Inlassables conteurs de ballades imprévisibles, Aaron Freeman (Dean Ween) & Mickey Melchiondo (Gene Ween) détiennent une discographie déroutante, disparate, impossible à grouper ou diviser, tant leur parcours est hors norme. Ween est une histoire pleine de petits déchirements chantants, de grands spasmes mélodieux. En témoignent leurs disques Godween Satan : the oneness, Golden country greats ou White pepper, autant d’estampes poppy fracturées à foison, incessamment formulées en rock fruité ou disposées en mode funk déviant. Le trash-blues paumé de la paire au grand W est paré d’éléments empruntés à la country, la soul, la pop, l’indie-rock, la folk-music. Ween n’est certainement pas le premier groupe rock qui échappe à « l’étiquetage « , à l’autorité d’un style. Toutefois, sa façon de flâner dans le paysage sonore du rock forme une arborescence de disques de plus en plus foisonnant, où les moelles plurielles de configurations se confondent et s’ornent mutuellement. Cette amplitude emmêlée, ce paysage bariolé dans lequel il est si tentant de s’enfouir et si facile de s’atrophier, Ween n’en fréquente que les lisières, là où tout est à la fois plus aéré et plus incertain, suspendu entre apparence et illumination. Circulant sur des chemins que pourraient emprunter certaines pâtisseries de Captain Beefheart, Jim O’Rourke ou encore Gary Wilson, les auteurs de Live in Toronto Canada (édité par ailleurs sur Chocodog, label remuant indépendamment sur Internet) se promènent à la périphérie de tout, sans pour autant fournir un impénétrable sabir. Le groupe exécute bien souvent des dégringolades inabordables, quelquefois maladroites, mais acquiesce lorsqu’il s’agit de freiner pour gazouiller ses détails, amalgamant leurs atmosphères fugitives et poignantes. On pense notamment à Pure Guava et ses perles cocasses (Littles birdy, Big Jilm, Touch my tooter, Tender situation…), un disque qui épouse en fanfare la soul écrasée et la country baroque, tout en épanchant au compte-goutte une musique aussi fragile qu’un murmure. On pourrait également évoquer les saveurs de Quebec, leur disque le plus « vendeur » à ce jour (camouflé dans le Top 100 du Billboard américain en 2003…) ou du Live in Chicago, un combo CD / DVD édité sur Sanctuary Records.

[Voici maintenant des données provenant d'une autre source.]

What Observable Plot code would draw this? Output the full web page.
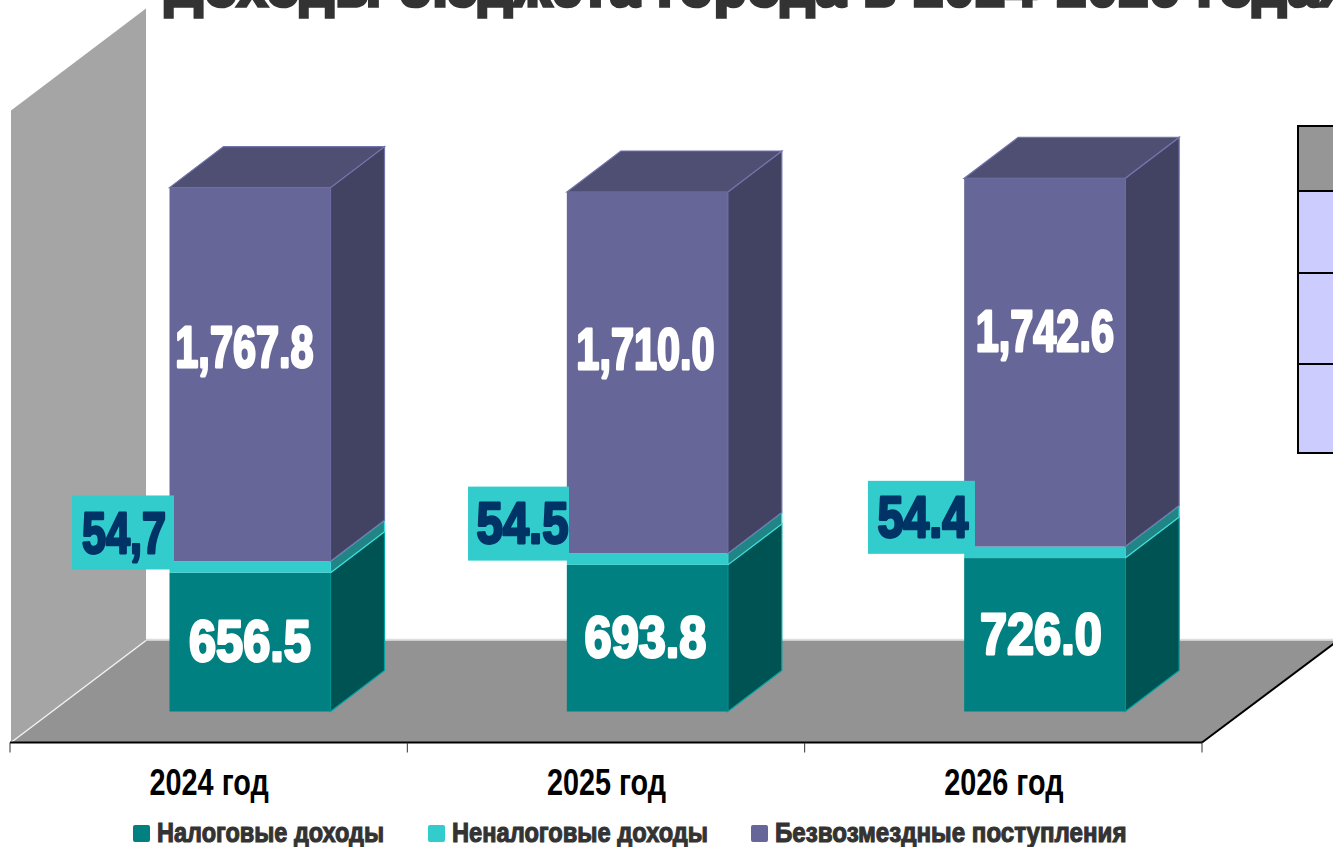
<!DOCTYPE html>
<html lang="ru">
<head>
<meta charset="utf-8">
<script src="https://cdn.jsdelivr.net/npm/d3@7"></script>
<script src="https://cdn.jsdelivr.net/npm/@observablehq/plot@0.6"></script>
<style>
  html, body { margin: 0; padding: 0; width: 1333px; height: 847px; overflow: hidden; background: #fff; position: relative; }
  svg { display: block; }
  #title { position: absolute; left: 165px; top: -42px; margin: 0; white-space: nowrap; font: 700 53px/60px "Liberation Sans", sans-serif; color: #333; -webkit-text-stroke: 3.6px #333; letter-spacing: 1.5px; }
  #side { position: absolute; left: 1297px; top: 125px; width: 60px; border-collapse: collapse; }
  #side td { border: 2px solid #000; padding: 0; width: 60px; }
  #legend { position: relative; height: 32px; font: 700 27px/32px "Liberation Sans", sans-serif; color: #333; -webkit-text-stroke: 1.1px #333; }
  #legend span { position: absolute; top: 2px; white-space: nowrap; transform-origin: left center; }
  #legend i { position: absolute; top: 10px; width: 17px; height: 17px; border-radius: 2px; }
</style>
</head>
<body>
<h1 id="title"></h1>
<table id="side"></table>
<div id="chart"></div>
<div id="legend"></div>
<script>
const titleText = "Доходы бюджета города в 2024-2026 годах";
const years = ["2024 год", "2025 год", "2026 год"];
const seriesNames = ["Налоговые доходы", "Неналоговые доходы", "Безвозмездные поступления"];
const taxIncome = [656.5, 693.8, 726.0];
const nonTaxIncome = [54.7, 54.5, 54.4];
const grants = [1767.8, 1710.0, 1742.6];
const nonTaxLabels = ["54,7", "54.5", "54.4"];

// styling constants
const frontColors = ["#008080", "#33cccc", "#666699"];
const sideColors = ["#005353", "#218585", "#424263"];
const edgeColors = ["#00a3a3", "#3fe0e0", "#7474ad"];
const topColor = "#4f4f74";
const barInsetLeft = 159.5, barInsetRight = 76.83;
const barD = [54, -41], insetD = [41, -31], floorD = [136, -102];
const labelFont = {fontFamily: '"Liberation Sans", sans-serif', fontWeight: 700};

const stacked = years.flatMap((year, i) => {
  let base = 0;
  return [taxIncome, nonTaxIncome, grants].map((vals, s) => {
    const row = {year, i, s, series: seriesNames[s], value: vals[i], y1: base, y2: base + vals[i]};
    base += vals[i];
    return row;
  });
});

const pts = a => a.map(p => p.join(",")).join(" ");
const sel = () => d3.create("svg:g");

function backdrop(index, {x, y}) {
  const g = sel();
  const left = x(years[0]), step = x.bandwidth(), right = left + step * years.length;
  const y0 = y(0) - insetD[1], yMax = y(3000) - insetD[1] + 2;
  g.append("polygon").attr("points", pts([[left + 1, y0], [left + 1, yMax], [left + floorD[0], yMax + floorD[1]], [left + floorD[0], y0 + floorD[1]]]))
    .attr("fill", "#a5a5a5");
  g.append("polygon").attr("points", pts([[left, y0], [left + floorD[0], y0 + floorD[1]], [right + floorD[0], y0 + floorD[1]], [right, y0]]))
    .attr("fill", "#939393");
  g.append("line").attr("x1", left + floorD[0]).attr("y1", y0 + floorD[1] - 1).attr("x2", right + floorD[0]).attr("y2", y0 + floorD[1] - 1).attr("stroke", "#ddd").attr("stroke-width", 1.5);
  g.append("line").attr("x1", left + 1).attr("y1", y0).attr("x2", left + floorD[0]).attr("y2", y0 + floorD[1]).attr("stroke", "#f2f2f2").attr("stroke-width", 1.5);
  g.append("line").attr("x1", right).attr("y1", y0).attr("x2", right + floorD[0]).attr("y2", y0 + floorD[1]).attr("stroke", "#000").attr("stroke-width", 2);
  return g.node();
}

function axisLine(index, {x, y}) {
  const g = sel();
  const left = x(years[0]), step = x.bandwidth(), y0 = y(0) - insetD[1];
  g.append("line").attr("x1", left).attr("y1", y0).attr("x2", left + step * years.length).attr("y2", y0).attr("stroke", "#000").attr("stroke-width", 2.2);
  d3.range(years.length + 1).forEach(k => g.append("line").attr("x1", left + step * k).attr("x2", left + step * k).attr("y1", y0).attr("y2", y0 + 10).attr("stroke", "#333").attr("stroke-width", 1));
  return g.node();
}

function sideFaces(index, {x, y}) {
  const g = sel();
  stacked.forEach(d => {
    const xr = x(d.year) + x.bandwidth() - barInsetRight, xl = x(d.year) + barInsetLeft;
    const yb = y(d.y1), yt = y(d.y2);
    g.append("polygon").attr("points", pts([[xr, yb], [xr + barD[0], yb + barD[1]], [xr + barD[0], yt + barD[1]], [xr, yt]]))
      .attr("fill", sideColors[d.s]).attr("stroke", edgeColors[d.s]).attr("stroke-width", 1.2);
    if (d.s === 2) g.append("polygon").attr("points", pts([[xl, yt], [xl + barD[0], yt + barD[1]], [xr + barD[0], yt + barD[1]], [xr, yt]]))
      .attr("fill", topColor).attr("stroke", edgeColors[d.s]).attr("stroke-width", 1.2);
  });
  return g.node();
}

// callout box behind each non-tax label: offset from the bar's left edge / value, width
const callouts = [{dx: -97.5, dy: -71.5, w: 102, h: 74}, {dx: -98.8, dy: -72.5, w: 101, h: 74}, {dx: -96.2, dy: -71.5, w: 107, h: 73}];
function calloutBoxes(index, {x, y}) {
  const g = sel();
  stacked.filter(d => d.s === 1).forEach(d => {
    const c = callouts[d.i];
    g.append("rect").attr("x", x(d.year) + barInsetLeft + c.dx).attr("y", y((d.y1 + d.y2) / 2) + c.dy)
      .attr("width", c.w).attr("height", c.h).attr("fill", "#33cccc");
  });
  return g.node();
}

const textOffsets = {
  0: [{dx: 40.8, dy: 0}, {dx: 39, dy: 0}, {dx: 37, dy: 0}],
  2: [{dx: 35.3, dy: -26}, {dx: 39, dy: -23}, {dx: 41, dy: -31}],
  1: [{dx: -85.2, dy: -33}, {dx: -84, dy: -35}, {dx: -81, dy: -34}]
};
// horizontal narrowing per label, since no condensed face is installed
const narrowBySeries = [0.84, 0, 0.715];
const narrowCallout = {"54,7": 0.745, "54.5": 0.815, "54.4": 0.805};
const valueLabels = stacked.map(d => {
  const off = textOffsets[d.s][d.i];
  return Plot.text([d], {
    x: "year", y: r => (r.y1 + r.y2) / 2,
    text: r => r.s === 1 ? nonTaxLabels[r.i] : d3.format(",.1f")(r.value),
    dx: off.dx, dy: off.dy, lineAnchor: "middle", textAnchor: "middle",
    fontSize: 58, ...labelFont,
    fill: d.s === 1 ? "#003366" : "#fff",
    stroke: d.s === 1 ? "#003366" : "#fff", strokeWidth: 2.8,
    ariaLabel: "value label"
  });
});

const chart = Plot.plot({
  width: 1333, height: 815,
  marginTop: 0, marginLeft: 0, marginRight: 0, marginBottom: 73,
  style: {background: "transparent", overflow: "visible"},
  x: {domain: years, range: [10, 1202], padding: 0, round: false, axis: null, label: null},
  y: {domain: [0, 3000], range: [711.5, 77.5], axis: null},
  color: {domain: seriesNames, range: frontColors},
  marks: [
    backdrop,
    axisLine,
    Plot.axisX({domain: years, label: null, tickSize: 0, tickPadding: 27, fontSize: 36, ...labelFont, fill: "#000", stroke: "#000", strokeWidth: 1.4}),
    sideFaces,
    Plot.barY(stacked, {x: "year", y1: "y1", y2: "y2", fill: "series", insetLeft: barInsetLeft, insetRight: barInsetRight}),
    calloutBoxes,
    ...valueLabels
  ]
});
document.getElementById("chart").append(chart);

chart.querySelectorAll("text").forEach(t => {
  const s = t.textContent;
  let k = 0.8;
  if (s in narrowCallout) k = narrowCallout[s];
  else if (/^\d,\d{3}\./.test(s)) k = narrowBySeries[2];
  else if (/^\d{3}\./.test(s)) k = narrowBySeries[0];
  t.setAttribute("textLength", t.getComputedTextLength() * k);
  t.setAttribute("lengthAdjust", "spacingAndGlyphs");
});

document.getElementById("title").textContent = titleText;

const sideRows = ["#969696", "#ccccff", "#ccccff", "#ccccff"];
const sideHeights = [63, 80, 89, 87];
document.getElementById("side").innerHTML = sideRows.map((c, i) => `<tr><td style="background:${c};height:${sideHeights[i]}px"></td></tr>`).join("");

const legendPos = [[133, 157, .87], [428, 452, .876], [751, 775, .893]];
document.getElementById("legend").innerHTML = seriesNames.map((n, i) =>
  `<i style="left:${legendPos[i][0]}px;background:${frontColors[i]}"></i><span style="left:${legendPos[i][1]}px;transform:scaleX(${legendPos[i][2]})">${n}</span>`).join("");
</script>
</body>
</html>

La sortie de Shinola, vol.1 remet un peu de lumière sur cet ovni qu’on croyait perdu dans les sphères abyssales d’un rock qui part dans trop de directions. D’entrée de jeu, le duo pose des ballades névrotiques (Tastes good on th’ bun…), presque robotiques, à l’image d’une introduction qui pique direct la chair du tympan. Le chant façon émetteur-récepteur serpentine allégrement et violemment, empilant des climats abscons et béats à la fois. Dès la première plage, les laborantins de New Hope (Pennsylvanie) se tordent magiquement et nous enivrent de leur humour intelligemment déversé, à coup de solos d’instruments à cordes, de rebondissements impromptus et de phonèmes pitchés, cris hirsutes et autres crissements de basse pétée. On sautille ensuite sur Boys club, un calypso qui lorgne vers les Caraïbes et les ambiances bikini… Les contrechamps de Ween possèdent l’affabilité du désespoir de ces groupes injustement méconnus. Ceux qui réussissent à faire pousser les hits sans pour autant les chercher. Comme en atteste le subtil I fell in love today, un éclat pop ambiancé en mode bucolique passionné, façon John Lennon sucré : I got nothing to lose, I saw the sun in may, I’ ve got something to hold on to, I fell in love today, I saw the break at down, I saw a child in play, I saw the spring in the wintertime, I fell in love today, fly with love today… Les mots s’amoncellent derrière des bribes de guitares évanescentes. Proche du Beck de Mellow gold, pas très éloigné des premiers desserts exquis de King Crimson (Gabrielle), Shinola, vol.1 chasse des bouts de ballets enjouées, cloquées par des guitares et des claviers labourant le chant principal. Le tout semble être maintenu en place par des rythmiques qui hésitent toujours un peu entre le rock et le funk, pour ensuite se laisser happer dans un tourbillon de bluegrass déformé. L’éphémère est souvent bien placé chez Ween. Kitsch malsain, aller-retour entre 60’s et 70’s, puis 90’s et 50’s, dialogue de sourds, notes lubriques… Rien n’est ici placé au hasard, et pourtant le bordel semble bien présent.